(«La sainte ni touche» d’Adélaïde Fassinou Allagbada) Une mère, une femme intellectuelle africaine arrive en France pour un an d’étude doctorale en grammaire. Déjà, dès ses premiers jours au pays des Blancs, elle s’étonne de voir, d’entendre et de constater combien de fois les mœurs occidentales sont en stricte opposition avec celles africaines et ne seraient être tolérées dans sa société. Elle est blessée dans sa peau de mère, bonne mère d’Afrique, et doit en parler à ses pairs par des correspondances. C’est la vie en France de cette mère que raconte la femme de lettre d’origine béninoise, Adélaïde Fassinou Allagbada, dans son dixième roman de fiction : «La sainte ni touche» paru en octobre 2011 aux Editions Odette Maganga. Partant du récit de cette vie, l’auteur aborde beaucoup d’autres sujets de société qui sont des préoccupations majeurs des peuples africains mais qui paradoxalement ne font pas très souvent l’objet de réflexion de ces derniers. Lire ci-dessous, une note de lecture dudit roman.
Note de lecture
La sainte ni touche est un beau récit «des mœurs françaises vues d’Afrique» (p. 174). S’il fallait ne résumer l’ouvrage qu’en une phrase, eh bien, la voilà toute trouvée!
Tertulien Akuesson
En effet, c’est l’histoire qui réunit Madjêkodumi, la quarantaine révolue, mère de famille, partie pour un voyage dans la province de Dijon en France. Elle a obtenu une bourse pour y poursuivre des études doctorales en grammaire. Elle envoie des lettres à son amie de longue date, sa presque-sœur Anita, pour enrichir ses connaissances et lui faire profiter de la chance qu’elle a, de toucher du doigt, la réalité de ce qu’est la France en question.

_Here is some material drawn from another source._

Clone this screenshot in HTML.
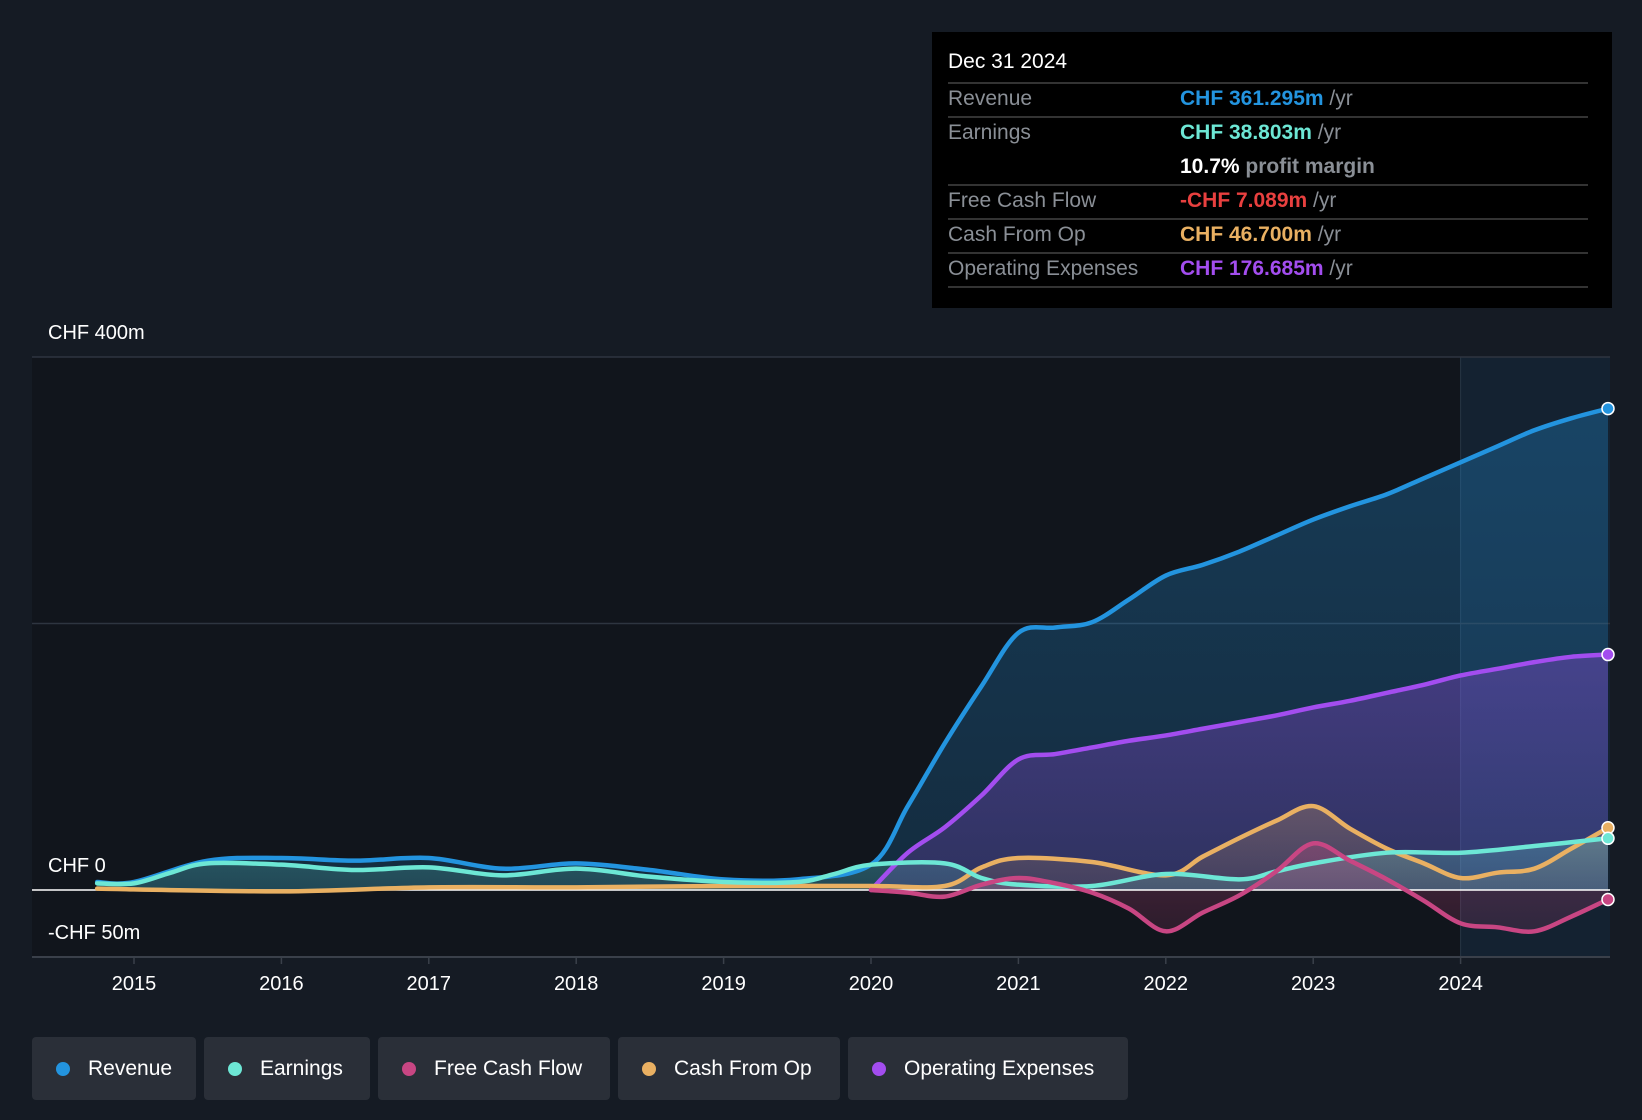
<!DOCTYPE html>
<html><head><meta charset="utf-8">
<style>
body{margin:0;background:#151b24;font-family:"Liberation Sans",sans-serif;}
#wrap{position:relative;width:1642px;height:1120px;overflow:hidden;background:#151b24;}
svg{position:absolute;left:0;top:0;}
.tt{position:absolute;left:932px;top:32px;width:680px;height:276px;background:#000;}
.tt .date{position:absolute;left:16px;top:18px;color:#fff;font-size:21px;}
.row{position:absolute;left:16px;width:640px;border-top:2px solid #333;height:32px;font-size:21px;}
.row .l{position:absolute;left:0;top:3px;color:#8a8f96;}
.row .v{position:absolute;left:232px;top:3px;font-weight:bold;}
.row .v span{color:#8a8f96;font-weight:normal;}
.legend{position:absolute;top:1037px;height:63px;background:#2a2f38;border-radius:4px;color:#fff;font-size:21px;line-height:63px;}
.legend i{position:absolute;left:24px;top:25px;width:14px;height:14px;border-radius:50%;}
.legend b{font-weight:normal;position:absolute;left:56px;}
</style></head><body>
<div id="wrap">
<svg id="chart" width="1642" height="1120"></svg>
<div class="tt">
<div class="date">Dec 31 2024</div>
<div class="row" style="top:50px"><div class="l">Revenue</div><div class="v" style="color:#2394df">CHF 361.295m <span>/yr</span></div></div>
<div class="row" style="top:84px;border-bottom:none;height:66px"><div class="l">Earnings</div><div class="v" style="color:#6de7d5">CHF 38.803m <span>/yr</span></div><div class="v" style="top:37px;color:#fff">10.7% <span style="font-weight:bold">profit margin</span></div></div>
<div class="row" style="top:152px"><div class="l">Free Cash Flow</div><div class="v" style="color:#e8403f">-CHF 7.089m <span>/yr</span></div></div>
<div class="row" style="top:186px"><div class="l">Cash From Op</div><div class="v" style="color:#e9b062">CHF 46.700m <span>/yr</span></div></div>
<div class="row" style="top:220px;border-bottom:2px solid #333;height:32px"><div class="l">Operating Expenses</div><div class="v" style="color:#a34def">CHF 176.685m <span>/yr</span></div></div>
</div>
<div class="legend" style="left:32px;width:164px"><i style="background:#2394df"></i><b>Revenue</b></div>
<div class="legend" style="left:204px;width:166px"><i style="background:#6de7d5"></i><b>Earnings</b></div>
<div class="legend" style="left:378px;width:232px"><i style="background:#c84683"></i><b>Free Cash Flow</b></div>
<div class="legend" style="left:618px;width:222px"><i style="background:#e9b062"></i><b>Cash From Op</b></div>
<div class="legend" style="left:848px;width:280px"><i style="background:#a34def"></i><b>Operating Expenses</b></div>
</div>
<script>
const yearTicks=[2015,2016,2017,2018,2019,2020,2021,2022,2023,2024];
const revT=[2014.75,2015,2015.5,2016,2016.5,2017,2017.5,2018,2018.5,2019,2019.5,2020,2020.25,2020.5,2020.75,2021,2021.25,2021.5,2021.75,2022,2022.25,2022.5,2022.75,2023,2023.25,2023.5,2023.75,2024,2024.25,2024.5,2024.75,2025];
const revV=[6,6,22,24,22,24,16,20,15,8,8,19,63,110,153,193,197,201,218,236,244,254,266,278,288,297,309,321,333,345,354,361.3];
const earnT=[2014.75,2015,2015.25,2015.5,2016,2016.5,2017,2017.5,2018,2018.5,2019,2019.5,2019.75,2020,2020.5,2020.75,2021,2021.5,2022,2022.5,2022.75,2023,2023.5,2024,2024.5,2025];
const earnV=[5,5,13,20,19,15,17,11,16,10,6,6,12,19,20,9,4,3,12,8,14,20,28,28,33,38.8];
const fcfT=[2020,2020.25,2020.5,2020.75,2021,2021.25,2021.5,2021.75,2022,2022.25,2022.5,2022.75,2023,2023.25,2023.5,2023.75,2024,2024.25,2024.5,2024.75,2025];
const fcfV=[0,-2,-5,4,9,5,-2,-14,-31,-17,-4,14,35,22,8,-8,-25,-28,-31,-20,-7.1];
const cfoT=[2014.75,2016,2017,2018,2019,2020,2020.5,2020.75,2021,2021.5,2022,2022.25,2022.5,2022.75,2023,2023.25,2023.5,2023.75,2024,2024.25,2024.5,2024.75,2025];
const cfoV=[1,-1,2,2,3,3,3,17,24,21,11,25,39,52,63,46,31,20,9,13,16,31,46.7];
const opxT=[2020,2020.25,2020.5,2020.75,2021,2021.25,2021.5,2021.75,2022,2022.25,2022.5,2022.75,2023,2023.25,2023.5,2023.75,2024,2024.25,2024.5,2024.75,2025];
const opxV=[0,28,47,71,98,102,107,112,116,121,126,131,137,142,148,154,161,166,171,175,176.7];

const NS='http://www.w3.org/2000/svg';
const svg=document.getElementById('chart');
const L=32,R=1610;
const xS=t=>134+(t-2015)*147.4;
const yS=v=>890-v*(533/400);
function el(tag,a,parent){const e=document.createElementNS(NS,tag);for(const k in a)e.setAttribute(k,a[k]);(parent||svg).appendChild(e);return e;}
const defs=el('defs',{});
function grad(id,c,o1,o2){const g=el('linearGradient',{id:id,x1:0,y1:0,x2:0,y2:1},defs);el('stop',{offset:0,'stop-color':c,'stop-opacity':o1},g);el('stop',{offset:1,'stop-color':c,'stop-opacity':o2},g);}
grad('gRev','#2394df',0.3,0.18);grad('gOpx','#a34def',0.33,0.18);grad('gEarn','#6de7d5',0.25,0.15);grad('gCfo','#e9b062',0.25,0.1);grad('gFcf','#c84683',0.3,0.15);

let r=el('rect',{x:L,y:357,width:xS(2024)-L,height:600,fill:'#11151c'});


r=el('rect',{x:xS(2024),y:357,width:R-xS(2024),height:600,fill:'#142231'});


let ln=el('line',{x1:xS(2024),x2:xS(2024),y1:357,y2:957,stroke:'#263545','stroke-width':1});


[400,200].forEach(v=>{const g=el('line',{x1:L,x2:R,y1:yS(v),y2:yS(v),stroke:'#2e3540','stroke-width':1.5});

});
let ax=el('line',{x1:L,x2:R,y1:957,y2:957,stroke:'#3a404a','stroke-width':2});


yearTicks.forEach(t=>{const tk=el('line',{x1:xS(t),x2:xS(t),y1:957,y2:964,stroke:'#3a404a','stroke-width':1.5});


const tx=el('text',{x:xS(t),y:990,fill:'#fff','font-size':20,'text-anchor':'middle','font-family':'Liberation Sans'});tx.textContent=t;

});
[['CHF 400m',yS(400)-18],['CHF 0',yS(0)-18],['-CHF 50m',939]].forEach(a=>{const tx=el('text',{x:48,y:a[1],fill:'#fff','font-size':20,'font-family':'Liberation Sans'});tx.textContent=a[0];

});

function pathD(T,V){const p=T.map((t,i)=>[xS(t),yS(V[i])]);let d='M'+p[0][0]+','+p[0][1];
for(let i=0;i<p.length-1;i++){const p0=p[i-1]||p[i],p1=p[i],p2=p[i+1],p3=p[i+2]||p2;
const c1=[p1[0]+(p2[0]-p0[0])/6,p1[1]+(p2[1]-p0[1])/6],c2=[p2[0]-(p3[0]-p1[0])/6,p2[1]-(p3[1]-p1[1])/6];
d+=' C'+c1+' '+c2+' '+p2;}return d;}
function series(name,T,V,color,g){const d=pathD(T,V);
const a=el('path',{d:d+' L'+xS(T[T.length-1])+','+yS(0)+' L'+xS(T[0])+','+yS(0)+'Z',fill:'url(#'+g+')'});


return ()=>{const l=el('path',{d:d,fill:'none',stroke:color,'stroke-width':4.5,'stroke-linecap':'round'});


const c=el('circle',{cx:xS(T[T.length-1]),cy:yS(V[V.length-1]),r:6,fill:color,stroke:'#fff','stroke-width':1.5});

};}
const ls=[series('revenue',revT,revV,'#2394df','gRev'),series('operating-expenses',opxT,opxV,'#a34def','gOpx'),series('cash-from-op',cfoT,cfoV,'#e9b062','gCfo'),series('earnings',earnT,earnV,'#6de7d5','gEarn'),series('free-cash-flow',fcfT,fcfV,'#c84683','gFcf')];
let z=el('line',{x1:L,x2:R,y1:yS(0),y2:yS(0),stroke:'#fff','stroke-width':1.5});


ls.forEach(f=>f());
</script>
</body></html>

Le caractère épistolaire de ce roman interpelle sans détour le lecteur : Ani, dans le cadre formel de l’œuvre ; mais aussi tout le public, particulièrement, toutes les « Ani » qui, malheureusement, pullulent dans nos villes et nos maisons. Il convient de souligner que, Anita, médecin de profession, est une femme meurtrie, blessée dans son amour-propre et dans l’amour qu’elle a, des années durant, donné à Jacques, son époux, qui, en retour, la martyrisait, la bastonnait à volonté et ramenait d’autres femmes dans leur lit conjugal. Ayant connu toutes ces humiliations et finalement osé se défaire de son bourreau, pour vivre et éduquer, seule, ses enfants, elle a fermé son cœur à double tour, puis jeter la clé au fond de 1’océan. Mais, comme le lui recommande 1’auteur, et par-delà elle, à toutes les femmes qui vivent la même situation, il faut « ne jamais avoir peur de recommencer, surtout si l’on a encore des chances de plaire à un homme, et l’expérience a montré qu’on peut plaire à tout âge, pourvu qu’on y mette un peu de bonne volonté. » (p. 154). Et, pour illustrer son avis, elle donne l’exemple de certaines femmes qu’elle a connues, loin là-bas, qui ont su refaire leur vie. C’est le cas de Brigitte qui lui narra comment elle a pu s’accorder une nouvelle chance en amour avec Jean-Luc et de cette autre femme audacieuse, qui a trouvé l’amour en un jeune homme de dix ans, son cadet.
Au-delà des incompréhensibles mœurs françaises et de la vie amoureuse tumultueuse de sa correspondante Anita, l’auteur aborde d’autres thèmes très intéressants. Il s’agit, entre autres, de la misère faite aux enseignants, de la sexualité, de la fragilité des apparences, de la désunion des femmes et de la religion. Ce sont là, quelques sujets du quotidien sur lesquels l’on ne prend pas toujours la peine, ni le temps de réfléchir et qui sont ici analysés avec subtilité.
Il est des romans qui ennuient par leur style trop intellectuel ou trop impressionniste; et donc trop fade. A l’inverse, celui-ci est intimiste, spontané, franc, simple et donc très accessible. Et c’est bien là, tout son charme : il capte et possède. Quand l’on a déjà lu une parution de l’auteur, après avoir lu La sainte ni touche, l’on peut affirmer qu’elle n’a pas déçu. S’il est vrai que, comme le dit Madjêkodumi, «il est des secrets qu’on ne partage qu’avec une seule personne, un confident, au lieu de les garder en soi et de somatiser» (pp. 136-137), Dieu sait combien ces confidences sauront contenter chacun!